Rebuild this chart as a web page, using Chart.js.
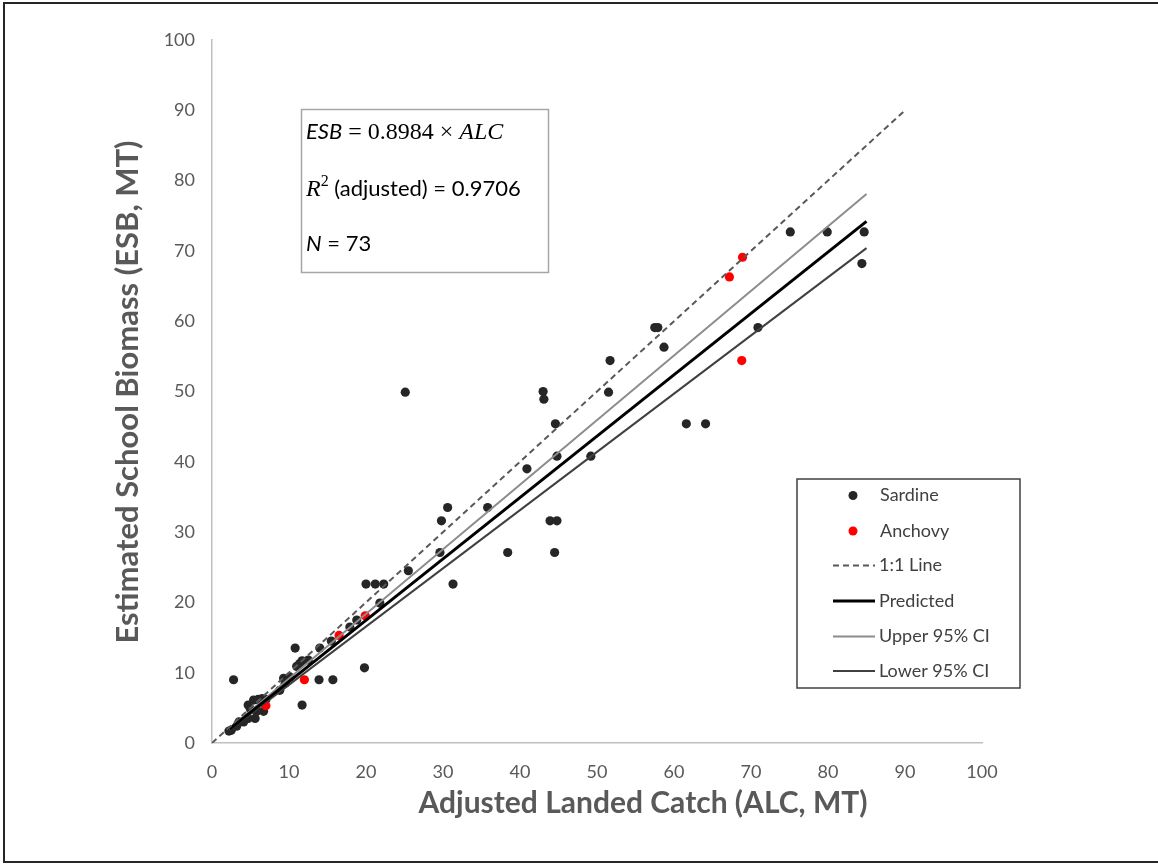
<!DOCTYPE html>
<html>
<head>
<meta charset="utf-8">
<script src="https://cdn.jsdelivr.net/npm/chart.js@4.4.0/dist/chart.umd.min.js"></script>
<style>
  body { margin: 0; background: #fff; }
  canvas { display: block; }
</style>
</head>
<body>
<canvas id="myChart" width="1158" height="865"></canvas>
<script>
// values
const sardineX = [75.1, 79.9, 84.7, 84.4, 57.5, 57.9, 58.7, 70.9, 61.6, 64.1,
  51.7, 51.5, 43.0, 43.1, 25.1, 44.6, 44.8, 49.2, 40.9, 30.6,
  29.8, 35.8, 43.9, 44.8, 29.6, 38.4, 44.5, 25.5, 31.3, 20.0,
  21.2, 22.3, 21.8, 18.8, 17.9, 19.8, 14.0, 10.8, 15.5, 13.9,
  15.7, 11.7, 11.0, 9.3, 11.7, 2.8, 5.4, 6.0, 6.5, 4.7,
  6.7, 5.8, 5.6, 4.7, 4.1, 3.2, 2.5, 2.2, 8.8, 9.5,
  10.1, 11.4, 12.5, 7.0, 5.0, 3.5];
const sardineY = [72.7, 72.7, 72.7, 68.2, 59.1, 59.1, 56.3, 59.1, 45.4, 45.4,
  54.4, 49.9, 50.0, 48.9, 49.9, 45.4, 40.8, 40.8, 39.0, 33.5,
  31.6, 33.5, 31.6, 31.6, 27.1, 27.1, 27.1, 24.5, 22.6, 22.6,
  22.6, 22.6, 19.9, 17.5, 16.5, 10.7, 13.5, 13.5, 14.5, 9.0,
  9.0, 11.7, 10.9, 9.2, 5.4, 9.0, 6.1, 6.2, 6.3, 5.4,
  4.5, 4.5, 3.5, 3.5, 3.0, 2.4, 1.8, 1.7, 7.5, 8.5,
  9.4, 11.3, 11.8, 6.2, 4.8, 3.0];
const anchovyX = [7.0, 12.0, 16.5, 19.9, 67.2, 68.9, 68.8];
const anchovyY = [5.3, 9.0, 15.3, 18.1, 66.3, 69.1, 54.4];

const oneToOneX = [0, 90];
const oneToOneY = [0, 90];
const predictedX = [2.3, 85];
const predictedY = [2.0, 74.2];
const upperX = [2.3, 85];
const upperY = [2.1, 78.1];
const lowerX = [2.3, 85];
const lowerY = [1.9, 70.4];

const axisTicks = [0, 10, 20, 30, 40, 50, 60, 70, 80, 90, 100];
const xTitle = "Adjusted Landed Catch (ALC, MT)";
const yTitle = "Estimated School Biomass (ESB, MT)";

const pts = (xs, ys) => xs.map((x, i) => ({ x: x, y: ys[i] }));
const SANS = "Lato, 'Open Sans', sans-serif";
const SERIF = "'Liberation Serif', serif";

function drawRuns(ctx, x, y, runs) {
  runs.forEach((r) => {
    ctx.font = r.font;
    ctx.fillText(r.text, x, y + (r.dy || 0));
    x += ctx.measureText(r.text).width;
  });
}

const extras = {
  id: "extras",
  afterDraw(chart) {
    const ctx = chart.ctx;
    ctx.save();
    // outer frame
    ctx.strokeStyle = "#262626";
    ctx.lineWidth = 2;
    ctx.strokeRect(4, 3, 1170, 859);

    // axis titles
    ctx.fillStyle = "#595959";
    ctx.textAlign = "center";
    ctx.textBaseline = "middle";
    ctx.font = "bold 30px " + SANS;
    ctx.fillText(xTitle, 643, 803);
    ctx.font = "bold 31px " + SANS;
    ctx.translate(128, 392);
    ctx.rotate(-Math.PI / 2);
    ctx.fillText(yTitle, 0, 0);
    ctx.setTransform(1, 0, 0, 1, 0, 0);

    // equation box
    ctx.strokeStyle = "#a6a6a6";
    ctx.lineWidth = 1.5;
    ctx.strokeRect(301.5, 109.5, 247, 163);
    ctx.fillStyle = "#000";
    ctx.textAlign = "left";
    ctx.textBaseline = "alphabetic";
    drawRuns(ctx, 306, 139, [
      { text: "ESB", font: "italic 22px " + SANS },
      { text: " = 0.8984 × ", font: "24px " + SERIF },
      { text: "ALC", font: "italic 24px " + SERIF }
    ]);
    drawRuns(ctx, 306, 196, [
      { text: "R", font: "italic 24px " + SERIF },
      { text: "2", font: "16px " + SERIF, dy: -10 },
      { text: " (adjusted) = 0.9706", font: "22px " + SANS }
    ]);
    drawRuns(ctx, 306, 251, [
      { text: "N", font: "italic 22px " + SANS },
      { text: " = 73", font: "22px " + SANS }
    ]);

    // legend
    ctx.strokeStyle = "#404040";
    ctx.lineWidth = 1.5;
    ctx.strokeRect(797, 479, 223, 209);
    const rows = [495.5, 531, 565.5, 601, 636.5, 671];
    chart.data.datasets.forEach((ds, i) => {
      const y = rows[i];
      if (ds.showLine) {
        ctx.beginPath();
        ctx.strokeStyle = ds.borderColor;
        ctx.lineWidth = ds.borderWidth;
        ctx.setLineDash(ds.borderDash || []);
        ctx.moveTo(833, y);
        ctx.lineTo(875, y);
        ctx.stroke();
        ctx.setLineDash([]);
      } else {
        ctx.beginPath();
        ctx.fillStyle = ds.backgroundColor;
        ctx.arc(853, y, 4.5, 0, Math.PI * 2);
        ctx.fill();
      }
      ctx.fillStyle = "#404040";
      ctx.font = "18px " + SANS;
      ctx.textBaseline = "middle";
      ctx.fillText(ds.label, ds.showLine ? 879 : 880, y);
    });
    ctx.restore();
  }
};

const lineSet = (label, xs, ys, color, width, dash) => ({
  label: label,
  data: pts(xs, ys),
  showLine: true,
  borderColor: color,
  borderWidth: width,
  borderDash: dash,
  pointRadius: 0,
  fill: false,
  order: 1
});

const fixTicks = (scale) => {
  scale.ticks = axisTicks.map((v) => ({ value: v }));
};

const ctx = document.getElementById("myChart").getContext("2d");
const myChart = new Chart(ctx, {
  type: "scatter",
  data: {
    datasets: [
      {
        label: "Sardine",
        data: pts(sardineX, sardineY),
        backgroundColor: "#262626",
        borderWidth: 0,
        pointRadius: 4.6,
        order: 5
      },
      {
        label: "Anchovy",
        data: pts(anchovyX, anchovyY),
        backgroundColor: "#ff0000",
        borderWidth: 0,
        pointRadius: 4.6,
        order: 4
      },
      lineSet("1:1 Line", oneToOneX, oneToOneY, "#595959", 2, [6, 4]),
      lineSet("Predicted", predictedX, predictedY, "#000000", 3, []),
      lineSet("Upper 95% CI", upperX, upperY, "#8c8c8c", 2, []),
      lineSet("Lower 95% CI", lowerX, lowerY, "#404040", 2, [])
    ]
  },
  options: {
    responsive: false,
    animation: false,
    events: [],
    layout: { padding: { left: 0, top: 40, right: 176, bottom: 0 } },
    plugins: {
      legend: { display: false },
      tooltip: { enabled: false }
    },
    scales: {
      x: {
        type: "linear",
        min: 0,
        max: 100,
        afterBuildTicks: fixTicks,
        afterFit: (s) => { s.height = 122; },
        grid: { display: false, drawTicks: false },
        border: { display: true, color: "#bfbfbf", width: 1.5 },
        ticks: {
          autoSkip: false,
          maxRotation: 0,
          padding: 18,
          color: "#595959",
          font: { family: SANS, size: 18 }
        }
      },
      y: {
        type: "linear",
        min: 0,
        max: 100,
        afterBuildTicks: fixTicks,
        afterFit: (s) => { s.width = 212; },
        grid: { display: false, drawTicks: false },
        border: { display: true, color: "#bfbfbf", width: 1.5 },
        ticks: {
          autoSkip: false,
          padding: 17,
          color: "#595959",
          font: { family: SANS, size: 18 }
        }
      }
    }
  },
  plugins: [extras]
});
</script>
</body>
</html>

## EXERCISE OBJECTIVE:
Repeat the lines of the listing above verbatim, beginning at its first line and ending at the line containing "const anchovyY = [5.3, 9.0, 15.3, 18.1, 66.3, 69.1, 54.4];", which is included. Omit pictures.

## SOLUTION TO THE EXERCISE:
Rebuild this chart as a web page, using Chart.js.
<!DOCTYPE html>
<html>
<head>
<meta charset="utf-8">
<script src="https://cdn.jsdelivr.net/npm/chart.js@4.4.0/dist/chart.umd.min.js"></script>
<style>
  body { margin: 0; background: #fff; }
  canvas { display: block; }
</style>
</head>
<body>
<canvas id="myChart" width="1158" height="865"></canvas>
<script>
// values
const sardineX = [75.1, 79.9, 84.7, 84.4, 57.5, 57.9, 58.7, 70.9, 61.6, 64.1,
  51.7, 51.5, 43.0, 43.1, 25.1, 44.6, 44.8, 49.2, 40.9, 30.6,
  29.8, 35.8, 43.9, 44.8, 29.6, 38.4, 44.5, 25.5, 31.3, 20.0,
  21.2, 22.3, 21.8, 18.8, 17.9, 19.8, 14.0, 10.8, 15.5, 13.9,
  15.7, 11.7, 11.0, 9.3, 11.7, 2.8, 5.4, 6.0, 6.5, 4.7,
  6.7, 5.8, 5.6, 4.7, 4.1, 3.2, 2.5, 2.2, 8.8, 9.5,
  10.1, 11.4, 12.5, 7.0, 5.0, 3.5];
const sardineY = [72.7, 72.7, 72.7, 68.2, 59.1, 59.1, 56.3, 59.1, 45.4, 45.4,
  54.4, 49.9, 50.0, 48.9, 49.9, 45.4, 40.8, 40.8, 39.0, 33.5,
  31.6, 33.5, 31.6, 31.6, 27.1, 27.1, 27.1, 24.5, 22.6, 22.6,
  22.6, 22.6, 19.9, 17.5, 16.5, 10.7, 13.5, 13.5, 14.5, 9.0,
  9.0, 11.7, 10.9, 9.2, 5.4, 9.0, 6.1, 6.2, 6.3, 5.4,
  4.5, 4.5, 3.5, 3.5, 3.0, 2.4, 1.8, 1.7, 7.5, 8.5,
  9.4, 11.3, 11.8, 6.2, 4.8, 3.0];
const anchovyX = [7.0, 12.0, 16.5, 19.9, 67.2, 68.9, 68.8];
const anchovyY = [5.3, 9.0, 15.3, 18.1, 66.3, 69.1, 54.4];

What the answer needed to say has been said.